Соответственно схожими были и средства. «Как ни странно, – замечает Волков, – многое, очень многое перенял Унгерн у своих смертельных врагов. Но всё перенятое преломляется им сквозь призму собственного „я“. Большевики брали заложниками семьи, и у Унгерна семья – жена, дети, родители, родственники – отвечает за преступление одного из её членов [80]. Как большевики, Унгерн не признаёт торговли, промышленности. Всё должно сосредоточиваться в его интендантстве. Мужчины должны служить в отряде, женщины – во всевозможных швальнях, прачечных и т. д. Всё переводятся на паёк. Унгерн блестяще усвоил большевистский принцип: кто работает, тот ест. Причём работой считается только служба в его отряде, «в армии». Всё прочее неслужилое гражданское население является ненужным досадным придатком, который уничтожить, к сожалению, невозможно».

Полностью запретить частную торговлю Унгерн не решился, но, подобно якобинцам, в интересах ургинской бедноты и собственных солдат установил твёрдый максимум цен на продовольствие и предметы первой необходимости. Цену на товары определили настолько низкую, что торговля практически прекратилась. Никто не хотел торговать себе в убыток. Зато некоторые из соратников барона, пользуясь всеобщим страхом, который внушало одно его имя, закупали партии товаров по твёрдым ценам, а затем перепродавали по более высоким.

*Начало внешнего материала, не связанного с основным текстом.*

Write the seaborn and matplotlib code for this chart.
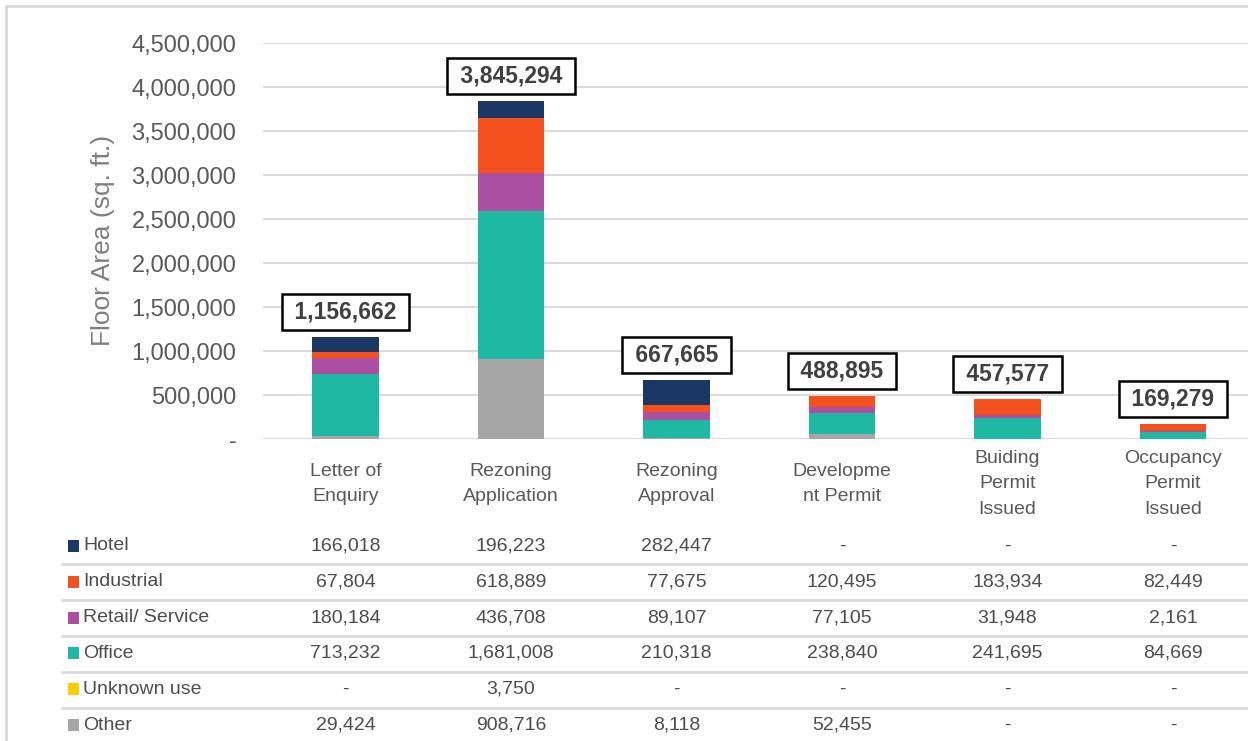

Спекуляция процветала, как при большевиках, считалась таким же смертельным преступлением и точно так же была неискоренима.

Если в Красной Армии при командирах состояли военспецы из кадровых военных, то и Унгерн практиковал аналогичную систему. Полками командовали преданные ему люди, заурядные палачи, а помощниками к ним назначались опытные колчаковские офицеры. Они руководили боевыми операциями под бдительным присмотром своих начальников, не умевших даже читать Штабные карты. Есаул Хоботов, в прошлом извозчик, имел в помощниках георгиевского кавалера и старого фронтовика полковника Костерина, бывший шофёр Линьков – подполковника Генерального штаба Островского и т. д. Все они были окружены шпионами, следившими за каждым их шагом.